**WRITTEN REQUEST**. Everything from the line containing "Write a Python" down to the line containing "ax = fig.add_axes([138" is to be returned exactly; include both boundary lines and leave out all others.

**DATASET CONTENT**.
=-=-=

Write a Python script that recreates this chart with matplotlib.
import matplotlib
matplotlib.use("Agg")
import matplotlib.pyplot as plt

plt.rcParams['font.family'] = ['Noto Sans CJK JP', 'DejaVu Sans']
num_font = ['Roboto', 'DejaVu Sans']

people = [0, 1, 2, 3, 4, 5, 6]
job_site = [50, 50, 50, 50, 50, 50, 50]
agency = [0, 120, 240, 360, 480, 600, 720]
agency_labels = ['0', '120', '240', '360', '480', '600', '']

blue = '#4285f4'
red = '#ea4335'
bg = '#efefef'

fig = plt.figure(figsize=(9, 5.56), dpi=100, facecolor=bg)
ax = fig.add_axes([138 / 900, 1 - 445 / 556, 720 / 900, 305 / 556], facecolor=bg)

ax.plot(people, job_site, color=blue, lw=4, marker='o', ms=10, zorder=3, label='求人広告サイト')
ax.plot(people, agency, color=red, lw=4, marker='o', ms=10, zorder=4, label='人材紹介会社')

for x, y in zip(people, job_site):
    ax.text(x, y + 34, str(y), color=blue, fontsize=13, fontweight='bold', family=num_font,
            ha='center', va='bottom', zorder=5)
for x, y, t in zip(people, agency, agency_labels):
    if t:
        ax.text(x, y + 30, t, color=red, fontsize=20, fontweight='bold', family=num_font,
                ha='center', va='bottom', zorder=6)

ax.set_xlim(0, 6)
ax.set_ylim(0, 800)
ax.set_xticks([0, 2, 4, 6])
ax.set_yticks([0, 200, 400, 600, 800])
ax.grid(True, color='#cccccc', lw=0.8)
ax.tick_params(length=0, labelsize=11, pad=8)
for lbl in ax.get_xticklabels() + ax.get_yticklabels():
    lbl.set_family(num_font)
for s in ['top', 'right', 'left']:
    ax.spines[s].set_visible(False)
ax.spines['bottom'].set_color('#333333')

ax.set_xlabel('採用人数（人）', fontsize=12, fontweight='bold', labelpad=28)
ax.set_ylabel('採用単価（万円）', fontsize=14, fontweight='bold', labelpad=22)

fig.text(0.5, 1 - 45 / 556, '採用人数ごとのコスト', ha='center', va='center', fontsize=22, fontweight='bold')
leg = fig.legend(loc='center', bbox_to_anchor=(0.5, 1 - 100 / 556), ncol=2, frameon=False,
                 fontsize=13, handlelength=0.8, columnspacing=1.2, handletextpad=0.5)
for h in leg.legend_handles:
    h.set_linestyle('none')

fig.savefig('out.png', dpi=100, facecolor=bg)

=-=-=

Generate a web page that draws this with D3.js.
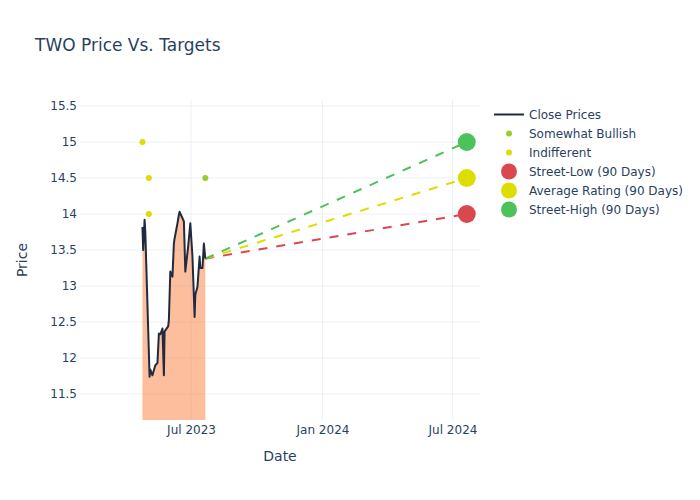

=-=-=

**EXERCISE OUTPUT**.
Write a Python script that recreates this chart with matplotlib.
import matplotlib
matplotlib.use("Agg")
import matplotlib.pyplot as plt

plt.rcParams['font.family'] = ['Noto Sans CJK JP', 'DejaVu Sans']
num_font = ['Roboto', 'DejaVu Sans']

people = [0, 1, 2, 3, 4, 5, 6]
job_site = [50, 50, 50, 50, 50, 50, 50]
agency = [0, 120, 240, 360, 480, 600, 720]
agency_labels = ['0', '120', '240', '360', '480', '600', '']

blue = '#4285f4'
red = '#ea4335'
bg = '#efefef'

fig = plt.figure(figsize=(9, 5.56), dpi=100, facecolor=bg)
ax = fig.add_axes([138 / 900, 1 - 445 / 556, 720 / 900, 305 / 556], facecolor=bg)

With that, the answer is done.